------ STORED DATA

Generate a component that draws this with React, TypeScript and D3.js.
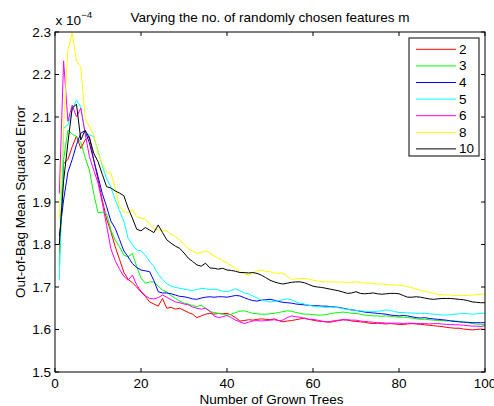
import React from "react";
import * as d3 from "d3";

const trees: number[] = d3.range(1, 101);

const seriesNames = ["2", "3", "4", "5", "6", "8", "10"];
const seriesColors = ["#ff0000", "#00ff00", "#0000ff", "#00ffff", "#ff00ff", "#ffff00", "#000000"];

const m2 = [1.78,1.99,2.00,2.03,2.055,2.026,2.046,2.054,2.00,1.952,1.905,1.86,1.83,1.795,1.765,1.735,1.718,1.71,1.70,1.688,1.678,1.665,1.66,1.655,1.673,1.650,1.652,1.648,1.650,1.645,1.640,1.636,1.628,1.632,1.636,1.638,1.636,1.638,1.637,1.638,1.634,1.628,1.620,1.621,1.623,1.622,1.624,1.625,1.624,1.623,1.625,1.621,1.618,1.620,1.621,1.623,1.625,1.627,1.624,1.622,1.620,1.619,1.618,1.617,1.619,1.621,1.623,1.622,1.620,1.619,1.618,1.617,1.615,1.614,1.615,1.614,1.613,1.614,1.613,1.612,1.612,1.613,1.614,1.613,1.612,1.611,1.610,1.609,1.608,1.607,1.605,1.604,1.603,1.603,1.601,1.600,1.599,1.600,1.601,1.600];
const m3 = [1.75,2.00,2.069,2.06,2.054,2.04,2.005,1.975,1.92,1.875,1.876,1.872,1.834,1.81,1.795,1.775,1.771,1.779,1.748,1.721,1.709,1.712,1.712,1.702,1.693,1.688,1.680,1.673,1.667,1.662,1.660,1.656,1.654,1.657,1.650,1.642,1.640,1.638,1.636,1.634,1.636,1.640,1.643,1.644,1.641,1.638,1.637,1.636,1.636,1.637,1.638,1.640,1.642,1.644,1.643,1.640,1.638,1.636,1.636,1.635,1.634,1.634,1.635,1.637,1.639,1.640,1.641,1.640,1.638,1.638,1.636,1.634,1.633,1.632,1.632,1.631,1.632,1.631,1.630,1.629,1.629,1.628,1.627,1.625,1.624,1.624,1.623,1.622,1.621,1.621,1.620,1.621,1.620,1.619,1.618,1.616,1.614,1.613,1.612,1.611];
const m4 = [1.82,1.905,1.97,2.00,2.035,2.062,2.068,2.039,1.999,1.96,1.92,1.889,1.855,1.838,1.812,1.785,1.771,1.755,1.746,1.740,1.738,1.736,1.715,1.689,1.686,1.686,1.684,1.681,1.678,1.677,1.675,1.672,1.671,1.674,1.676,1.677,1.676,1.677,1.677,1.676,1.678,1.680,1.679,1.675,1.671,1.668,1.667,1.669,1.670,1.671,1.669,1.666,1.664,1.663,1.662,1.660,1.659,1.658,1.657,1.656,1.656,1.655,1.655,1.654,1.653,1.652,1.650,1.648,1.646,1.645,1.643,1.641,1.640,1.639,1.638,1.637,1.636,1.634,1.633,1.632,1.633,1.632,1.630,1.628,1.627,1.628,1.626,1.625,1.624,1.623,1.622,1.620,1.619,1.618,1.617,1.617,1.616,1.616,1.616,1.616];
const m5 = [1.716,2.074,2.081,2.116,2.14,2.124,2.062,2.058,2.054,2.02,1.985,1.955,1.935,1.905,1.88,1.855,1.815,1.80,1.787,1.785,1.775,1.760,1.748,1.730,1.718,1.708,1.702,1.699,1.697,1.695,1.693,1.692,1.694,1.697,1.696,1.694,1.695,1.693,1.690,1.689,1.692,1.696,1.691,1.686,1.684,1.679,1.674,1.669,1.667,1.665,1.666,1.668,1.670,1.672,1.670,1.665,1.662,1.660,1.657,1.655,1.654,1.653,1.652,1.653,1.652,1.651,1.649,1.647,1.646,1.645,1.644,1.643,1.642,1.642,1.643,1.644,1.646,1.645,1.642,1.640,1.640,1.639,1.639,1.638,1.638,1.638,1.637,1.636,1.635,1.634,1.634,1.635,1.636,1.637,1.638,1.637,1.636,1.637,1.638,1.638];
const m6 = [1.92,2.232,2.09,2.128,2.10,2.121,2.062,2.007,1.975,1.945,1.898,1.845,1.79,1.762,1.742,1.725,1.716,1.728,1.705,1.690,1.680,1.673,1.672,1.675,1.681,1.676,1.670,1.665,1.663,1.660,1.658,1.653,1.650,1.648,1.650,1.644,1.632,1.628,1.630,1.633,1.628,1.622,1.618,1.614,1.617,1.620,1.621,1.620,1.621,1.622,1.623,1.621,1.622,1.628,1.632,1.630,1.629,1.626,1.624,1.624,1.622,1.620,1.618,1.619,1.621,1.622,1.623,1.623,1.622,1.622,1.620,1.619,1.618,1.617,1.616,1.616,1.615,1.615,1.615,1.615,1.614,1.615,1.615,1.614,1.614,1.614,1.613,1.614,1.614,1.613,1.612,1.612,1.611,1.611,1.610,1.609,1.608,1.608,1.607,1.609];
const m8 = [1.86,2.08,2.258,2.298,2.232,2.218,2.097,2.077,2.058,2.015,1.99,1.971,1.968,1.932,1.89,1.877,1.875,1.882,1.865,1.862,1.860,1.848,1.836,1.834,1.834,1.832,1.825,1.818,1.811,1.800,1.790,1.785,1.779,1.781,1.785,1.780,1.773,1.768,1.762,1.757,1.750,1.744,1.736,1.731,1.728,1.732,1.738,1.740,1.737,1.736,1.733,1.732,1.733,1.725,1.718,1.719,1.720,1.720,1.719,1.716,1.714,1.713,1.712,1.712,1.712,1.711,1.712,1.711,1.711,1.712,1.711,1.709,1.709,1.708,1.707,1.707,1.706,1.705,1.705,1.704,1.703,1.701,1.698,1.695,1.692,1.690,1.688,1.685,1.683,1.682,1.681,1.681,1.680,1.680,1.680,1.680,1.681,1.682,1.683,1.683];
const m10 = [1.80,1.95,2.039,2.121,2.13,2.046,2.069,2.051,2.015,1.995,1.965,1.936,1.933,1.926,1.921,1.915,1.886,1.862,1.836,1.832,1.840,1.834,1.828,1.846,1.828,1.811,1.803,1.796,1.791,1.780,1.768,1.760,1.752,1.749,1.756,1.745,1.744,1.742,1.744,1.740,1.739,1.737,1.734,1.734,1.733,1.734,1.732,1.728,1.722,1.716,1.712,1.709,1.707,1.709,1.711,1.712,1.712,1.710,1.706,1.702,1.700,1.699,1.697,1.695,1.693,1.691,1.688,1.685,1.686,1.689,1.685,1.684,1.685,1.686,1.684,1.683,1.684,1.685,1.685,1.684,1.680,1.676,1.676,1.677,1.676,1.674,1.672,1.671,1.672,1.673,1.673,1.673,1.672,1.671,1.670,1.668,1.665,1.664,1.663,1.663];

const seriesValues = [m2, m3, m4, m5, m6, m8, m10];

const xTicks = [0, 20, 40, 60, 80, 100];
const yTicks = [1.5, 1.6, 1.7, 1.8, 1.9, 2, 2.1, 2.2, 2.3];

const W = 494;
const H = 406;
const L = 55, R = 485, T = 32, B = 372;
const FONT = "'Liberation Sans', Arial, Helvetica, sans-serif";
const FS = 12.3;
const SX = 1.1;

function T2(props: { x: number; y: number; anchor?: string; size?: number; children: React.ReactNode; rotate?: number }) {
  const { x, y, anchor = "start", size = FS, children, rotate = 0 } = props;
  return (
    <text
      transform={`translate(${x},${y}) rotate(${rotate}) scale(${SX},1)`}
      fontSize={size}
      textAnchor={anchor}
      fill="#000"
    >
      {children}
    </text>
  );
}

export default function App() {
  const x = d3.scaleLinear().domain([0, 100]).range([L, R]);
  const y = d3.scaleLinear().domain([1.5, 2.3]).range([B, T]);
  const line = d3
    .line<number>()
    .x((_, i) => x(trees[i]))
    .y((v) => y(v));

  const tl = 4;
  const legX = 409, legY = 38, legW = 70, legH = 118;
  const legStep = 16.6;
  const fmt = (t: number) => (Math.abs(t - Math.round(t)) < 1e-9 ? String(Math.round(t)) : d3.format(".1f")(t));

  return (
    <svg
      width={W}
      height={H}
      style={{ position: "absolute", left: 0, top: 0, background: "#fff" }}
      fontFamily={FONT}
    >
      <rect x={0} y={0} width={W} height={H} fill="#fff" />
      <defs>
        <clipPath id="plotclip">
          <rect x={L} y={T} width={R - L} height={B - T} />
        </clipPath>
      </defs>
      <g clipPath="url(#plotclip)">
        {seriesValues.map((vals, si) => (
          <path
            key={si}
            d={line(vals) || ""}
            fill="none"
            stroke={seriesColors[si]}
            strokeWidth={1}
            strokeLinejoin="round"
          />
        ))}
      </g>
      <rect x={L} y={T} width={R - L} height={B - T} fill="none" stroke="#000" strokeWidth={1} />
      {xTicks.map((t) => (
        <g key={"x" + t}>
          <line x1={x(t)} x2={x(t)} y1={B} y2={B - tl} stroke="#000" />
          <line x1={x(t)} x2={x(t)} y1={T} y2={T + tl} stroke="#000" />
          <T2 x={x(t)} y={387.5} anchor="middle">{t}</T2>
        </g>
      ))}
      {yTicks.map((t) => (
        <g key={"y" + t}>
          <line x1={L} x2={L + tl} y1={y(t)} y2={y(t)} stroke="#000" />
          <line x1={R} x2={R - tl} y1={y(t)} y2={y(t)} stroke="#000" />
          <T2 x={51} y={y(t) + 4.5} anchor="end">{fmt(t)}</T2>
        </g>
      ))}
      <T2 x={55.5} y={25}>
        {"x 10"}
        <tspan dy={-7} fontSize={9}>−4</tspan>
      </T2>
      <T2 x={270} y={21.7} anchor="middle">Varying the no. of randomly chosen features m</T2>
      <T2 x={271.5} y={403.5} anchor="middle">Number of Grown Trees</T2>
      <T2 x={24.5} y={(T + B) / 2} anchor="middle" rotate={-90}>Out-of-Bag Mean Squared Error</T2>
      <rect x={legX} y={legY} width={legW} height={legH} fill="#fff" stroke="#000" strokeWidth={1} />
      {seriesNames.map((n, i) => {
        const yy = legY + 11.3 + i * legStep;
        return (
          <g key={"l" + n}>
            <line x1={416} x2={456} y1={yy} y2={yy} stroke={seriesColors[i]} strokeWidth={1} />
            <T2 x={459} y={yy + 4.5}>{n}</T2>
          </g>
        );
      })}
    </svg>
  );
}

------------

▶ [WRITTEN TASK]
Please reproduce the listing exactly from its opening line through the line that contains "const trees: number[] = d3.range(1, 101);", both included, with all pictures omitted.

▶ [COMPLETED TASK]
Generate a component that draws this with React, TypeScript and D3.js.
import React from "react";
import * as d3 from "d3";

const trees: number[] = d3.range(1, 101);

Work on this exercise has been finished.